Es ist aber mit außerordentlichen Kosten zu rechnen. Erstens können für den Ausstieg aus dem Bildschirm-Joint Venture LG Philips Displays laut de Graaf bis zu 200 Millionen Euro erforderlich sein. Zweitens will Kleisterlee kommendes Jahr das Sparprogramm intensivieren, das die Kosten bis Jahresende konzernweit um eine Milliarde Euro drücken soll und laut Hommen übererfüllt wird. „Wir haben 600 Projekte identifiziert, die ein zusätzliches Sparpotenzial von 500 Millionen Euro haben“, sagte Hommen. Das könne weitere Restrukturierungskosten zu Lasten des vierten Quartals oder des ersten Quartals 2004 mit sich bringen. Analysten rechnen mit mehreren hundert Millionen Euro.

Kein Vorsprung vor der Konkurrenz

Die Ausweitung des Sparprogramms beurteilen sie reserviert. Philips spare seit mehr als zehn Jahren und tue nur, was nötig sei. Aber es reiche stets nicht aus, denn die Wettbewerber schliefen nicht. „Der Konzern gewinnt keinen Vorsprung gegenüber der Konkurrenz“, kritisierte de Graaf.

Gewinnmotor des abgeschlossenen Quartals waren vor allem nicht-konsolidierte Gesellschaften, die mit 239 Millionen Euro einen höher als erwarteten Beitrag lieferten. Die Veräußerung von Beteiligungen erbrachten zusätzliche 68 Millionen Euro. Darauf könne man keine Zukunft bauen, sagte de Graaf skeptisch. Positiv entwickelte sich der Bereich Medizinische Systeme, der nach einem kleinen Vorjahresverlust mit einem dreistelligen Betriebsgewinn überraschte.

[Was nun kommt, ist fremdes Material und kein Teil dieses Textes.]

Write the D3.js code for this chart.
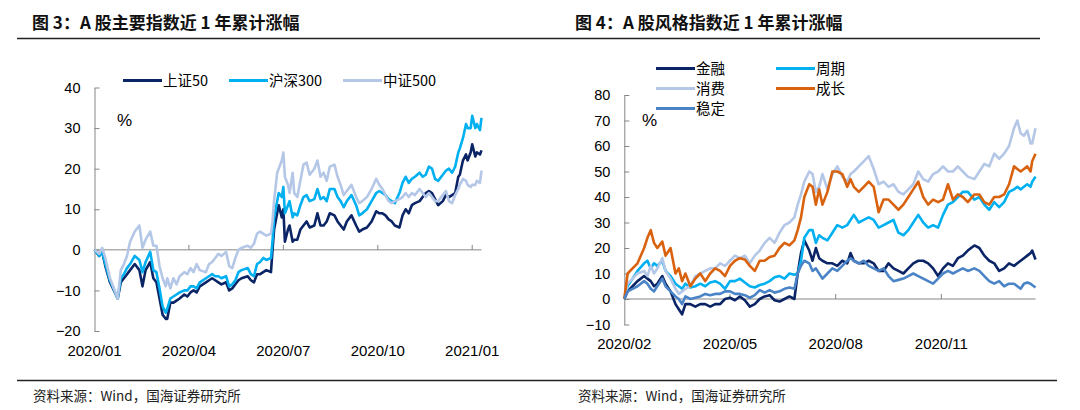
<!DOCTYPE html>
<html><head><meta charset="utf-8">
<script src="https://cdn.jsdelivr.net/npm/d3@7/dist/d3.min.js"></script>
<style>
body{margin:0;background:#fff;}
svg{display:block;}
.tick-label{font-family:Arial,"Liberation Sans",sans-serif;fill:#000;}
.cjk{font-family:"Noto Sans CJK SC","Noto Sans",sans-serif;}
</style></head>
<body>
<svg id="chart" width="1080" height="410"></svg>
<script>
// ---------- Figure 3: trading-day index since 2020-01-02 ----------
const leftDays = [0,3,5,7,10,15,17,19,21,23,26,29,31,33,36,38,40,42,44,46,47,49,51,53,55,58,60,62,64,66,68,72,74,76,78,80,82,85,87,89,91,93,95,99,101,103,105,107,109,111,114,115,116,118,119,121,122,123,125,126,128,129,131,133,135,137,139,142,144,146,148,150,152,155,157,159,161,163,166,169,171,173,176,179,182,184,186,188,190,192,194,197,199,201,203,205,207,210,212,214,216,218,220,222,225,227,229,231,233,235,236,238,240,241,243,244,246,247,249,250];
const sz50 = [0,-1.5,-0.5,-4,-8,-12,-8,-7,-6,-5,-3.5,-5,-9,-5,-3,-7,-8,-12,-16,-17,-17,-13,-13,-12.5,-12,-11,-11.5,-10.5,-10,-10.5,-9,-8,-7.5,-7,-7.5,-8,-8.5,-8,-10,-9.5,-8.5,-7.5,-7,-6.5,-7.5,-8,-6,-6,-5.5,-5,-5.5,0,5,9,11,8,10,2,5,6,2,2.5,2.5,5,6,7,5.5,6,9,6,6,7,9,8.5,7,6,5,7,8.5,6,4.5,5,5.5,7,9.5,9,9,8.5,7.5,7,6,5.5,8.5,10,9,11,11.5,12,13,14,14.5,14,12.5,11,12,13.5,13,13.5,14,18,18.5,22,23.5,22,24,26,23,24,23.5,24.5];
const hs300 = [0,-1.5,-0.5,-3.5,-7.5,-12,-7,-6,-4.5,-3.5,-1.5,-2.5,-5.5,-3,-0.5,-5,-5.5,-9.5,-14,-15.5,-14.5,-12,-11.5,-11,-10.5,-10,-10,-9,-9,-9.5,-8,-7,-6.5,-6,-6.5,-6.5,-7,-6.5,-9,-8.5,-7.5,-5.5,-5,-4.5,-6,-6.5,-3.5,-3,-2,-2.5,-2,2,8,12,14,13,15.5,9,11,12,8,9,8.5,11,13,13.5,12,12.5,15,12.5,13,12,15,15,13,12,10.5,12,13.5,11,8.5,9,10,12,14,14.5,14,13.5,12.5,12,11.5,14,16.5,18,16.5,17.5,18,19,18,18.5,20.5,20,17.5,17,18.5,19.5,20,19,20.5,24,25,27.5,31,30,30,33,30,31,29.5,32.5];
const zz500 = [0,-1,0.5,-2,-7,-12,-5,-3.5,-1.5,2,4.5,6,0.5,2.5,4.5,1,1,-4,-7,-9,-7,-9.5,-7,-8.5,-6.5,-5.5,-6,-4.5,-5.5,-3.5,-5,-5.5,-3.5,-3,-2,-1,-1.5,-0.5,-4,-4.5,-2,0,0.5,1,0.5,1.5,4,4.5,4,3.5,4,7,12,19,20,22,24,18,16,14,19,14,13,17,21,21.5,18.5,20,22,18,19,17,20.5,21,18,16,13.5,14.5,16,13,11.5,12,13,15,17.5,16,15,13.5,12,11.5,12,12.5,13,14,13,14,13.5,15,14,13,14,13,12,12,13.5,14.5,12,11.5,13.5,15,16,17.5,17,16,15.5,16,16,17,16.5,19.5];
const leftTickDays = [0,61,122,183,244];
const leftTickLabels = ["2020/01","2020/04","2020/07","2020/10","2021/01"];
const leftYTicks = [-20,-10,0,10,20,30,40];
const leftNames = ["上证50","沪深300","中证500"];

// ---------- Figure 4: trading-day index since 2020-02-03 ----------
const rightDays = [0,2,5,8,12,14,16,18,20,23,25,28,31,33,35,37,40,43,46,49,52,55,58,61,64,67,70,73,76,79,82,85,88,91,94,97,100,103,105,107,109,112,114,116,118,120,123,126,129,132,135,137,139,142,145,148,151,154,157,160,163,166,169,172,175,178,181,184,187,190,193,196,199,202,205,208,212,215,218,221,224,227,230,233,236,238,240,242,244,246,247,249];
const finance = [0,3,5,7,9,8,7,5,6,9,6,3,-2,-4,-6,-2,-2,-3,-2,-2,-3,-2,-2,0,0.5,-0.5,1,-0.5,-3,-2,0,1,1.5,-0.5,-1,0,1,0,10,18,23,19,15,20,16,15,14,14,13,15,14,18,15,14,14,15,14,11,11,14,12,11,10,12,14,15,15,14,12,9,12,14,13,16,17,19,21,20,17,15,14,11,12,14,13,14,15,16,17,18,19,15.5];
const cyclical = [0,5,8,11,14,15,12,14,13,15,11,9,6,5,4,6,4.5,5,6,5,6.5,7,6,4,7,7,8,6.5,5,4.5,5.5,6,7,8.5,9,8,10,9.5,10,15,24,27,27,22,25,24,23,26,29,28,29,31,33,30,31,32,31,28,29,30,31,26,25,27,30,33,30,28,29,28,33,37,38,40,42,42,39,40,37,35,38,36,38,42,43,44,43,44,45,44,46,48];
const consumer = [0,6,8,10,11,9,13,10,12,16,11,8,4,2,3,4,5,9,10,11,12,12,14,13,15,17,16,17,14,17,19,22,24,22,26,29,30,32,37,41,46,50,49,42,44,49,43,49,52,48,46,49,50,52,54,56,51,45,46,44,45,42,41,43,45,50,47,46,49,50,52,50,50,52,50,48,47,50,53,52,57,55,57,60,67,70,65,64,66,61,61,67];
const growth = [0,10,12,14,20,24,27,22,20,22.5,17,20,10,12,7,10,5,8,10,7,10,12,11,9,13,15,16,15.5,13,11,15,15,16.5,17,20,22,21,23,27,32,40,45,44,37,43,37,42,50,50,49,44,47,44,42,44,46,44,34,39,39,37,35,37,40,43,46,40,37,39,38,39,45,39,41,40,38,41,41,38,37,40,40,41,45,52,51,50,51,52,50,54,57];
const stable = [0,3,4,5,7,6,4,3,5,8,5,3,1,0,-2,1,0,0.5,1,2,1.5,2,2,3,3,2,2,1.5,0.5,1.5,3.5,2.5,3.5,2.5,3,4,4.5,4,10,13,15,14,11,12,10,8,10,12,11,13,15,16,15,14,15,13,12,11,12,9,7,7.5,8,9,10,9,8,7,6,8,10,11,10,11,12,11,12,11,9,7,6,7,5,6,6,5,4,6,6.5,6,5.5,4.5];
const rightTickDays = [0,64,128,192];
const rightTickLabels = ["2020/02","2020/05","2020/08","2020/11"];
const rightYTicks = [-10,0,10,20,30,40,50,60,70,80];
const rightNames = ["金融","周期","消费","成长","稳定"];

const svg = d3.select("#chart");
const AXIS = "#868686";

// ---- titles, rules, sources ----
svg.append("line").attr("x1",17).attr("x2",1040).attr("y1",38.5).attr("y2",38.5)
  .attr("stroke","#222").attr("stroke-width",1.6);
svg.append("line").attr("x1",17).attr("x2",1057).attr("y1",380.5).attr("y2",380.5)
  .attr("stroke","#222").attr("stroke-width",1.6);
[["图 3：A 股主要指数近 1 年累计涨幅",32],["图 4：A 股风格指数近 1 年累计涨幅",575]].forEach(([t,x])=>{
  svg.append("text").attr("class","cjk").attr("x",x).attr("y",29)
    .attr("font-size",17).attr("font-weight",700).attr("fill","#111").text(t);
});
[33,578].forEach(x=>{
  svg.append("text").attr("class","cjk").attr("x",x).attr("y",401)
    .attr("font-size",13.5).attr("fill","#222").text("资料来源：Wind，国海证券研究所");
});

function drawChart(cfg){
  const g = svg.append("g");
  const x = d3.scaleLinear().domain(cfg.xDomain).range(cfg.xRange);
  const y = d3.scaleLinear().domain(cfg.yDomain).range(cfg.yRange);
  // zero line with category ticks (ticks point upward)
  g.append("line").attr("x1",x(cfg.xDomain[0])).attr("x2",x(cfg.xDomain[1]))
    .attr("y1",y(0)).attr("y2",y(0)).attr("stroke",AXIS).attr("stroke-width",1);
  cfg.xTicks.forEach((d,i)=>{
    if(i>0) g.append("line").attr("x1",x(d)).attr("x2",x(d)).attr("y1",y(0)).attr("y2",y(0)-5)
      .attr("stroke",AXIS).attr("stroke-width",1);
    g.append("text").attr("class","tick-label").attr("x",x(d)).attr("y",cfg.xLabelY)
      .attr("text-anchor","middle").attr("font-size",15).text(cfg.xLabels[i]);
  });
  // y axis
  const yAxis = d3.axisLeft(y).tickValues(cfg.yTicks).tickSizeInner(-5).tickSizeOuter(0).tickPadding(14);
  const ya = g.append("g").attr("transform",`translate(${cfg.xRange[0]},0)`).call(yAxis);
  ya.select(".domain").attr("stroke",AXIS);
  ya.selectAll(".tick line").attr("stroke",AXIS);
  ya.selectAll(".tick text").attr("class","tick-label").attr("font-size",14.5)
    .attr("font-family","Arial, 'Liberation Sans', sans-serif").attr("fill","#000");
  // % label
  g.append("text").attr("class","tick-label").attr("x",cfg.pctX).attr("y",126)
    .attr("font-size",17).text("%");
  // lines
  const line = d3.line().x(d=>x(d[0])).y(d=>y(d[1]));
  cfg.series.forEach(s=>{
    g.append("path").datum(cfg.days.map((d,i)=>[d,s.values[i]]))
      .attr("d",line).attr("fill","none").attr("stroke",s.color)
      .attr("stroke-width",2.6).attr("stroke-linejoin","round");
  });
  // legend
  cfg.series.forEach((s,i)=>{
    const [lx,ly] = cfg.legendPos[i];
    g.append("line").attr("x1",lx).attr("x2",lx+39).attr("y1",ly).attr("y2",ly)
      .attr("stroke",s.color).attr("stroke-width",3);
    g.append("text").attr("class","cjk").attr("x",lx+40).attr("y",ly+5.5)
      .attr("font-size",14.5).attr("fill","#000").text(s.name);
  });
}

drawChart({
  xDomain:[0,250], xRange:[94.5,481.5], yDomain:[-20,40], yRange:[331,87.5],
  days:leftDays, xTicks:leftTickDays, xLabels:leftTickLabels, yTicks:leftYTicks, xLabelY:356,
  pctX:117,
  series:[
    {name:leftNames[0],values:sz50,color:"#0b2466"},
    {name:leftNames[1],values:hs300,color:"#00b0f0"},
    {name:leftNames[2],values:zz500,color:"#b4c7e7"}
  ],
  legendPos:[[123,80.5],[229,80.5],[343,80.5]]
});

drawChart({
  xDomain:[0,249], xRange:[624.3,1035.5], yDomain:[-10,80], yRange:[324.5,95],
  days:rightDays, xTicks:rightTickDays, xLabels:rightTickLabels, yTicks:rightYTicks, xLabelY:348.5,
  pctX:642,
  series:[
    {name:rightNames[0],values:finance,color:"#0b2466"},
    {name:rightNames[1],values:cyclical,color:"#00b0f0"},
    {name:rightNames[2],values:consumer,color:"#b4c7e7"},
    {name:rightNames[3],values:growth,color:"#d9620f"},
    {name:rightNames[4],values:stable,color:"#4a84c6"}
  ],
  legendPos:[[656,68.5],[776,68.5],[656,88.5],[776,88.5],[656,108.5]]
});
</script>
</body></html>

Höhere Umsätze, bessere Margen sowie starke Kostensenkungen zahlten sich aus. Hommen formulierte die Aussichten jedoch vage. Die Konkurrenz nehme zu und der Preisdruck steige, begründete er.

Das Sorgenkind, die Halbleitersparte, werde im vierten Quartal schwarze Zahlen schreiben, sagte Hommen. Er erwartet einen Umsatzzuwachs von neun Prozent in Dollar und auf Basis konstanter Wechselkurse. Der Chipmarkt habe angezogen und werde 2003 in Dollar gerechnet um 13 Prozent wachsen. Für 2004 erwartet Hommen ein Wachstum von 20 Prozent. Um davon voll profitieren zu können und weniger schwankungsanfällig zu sein, plant Philips neuerliche Kostensenkungen. Der dafür nötige Restrukturierungsaufwand von 152 Millionen Euro drückte die Sparte im dritten Quartal aber viel tiefer in die roten Zahlen als im Vorjahreszeitraum. Auch die Sparte Verbraucherelektronik blieb in den roten Zahlen. Der Verlust war jedoch nur halb so groß wie vom Markt erwartet.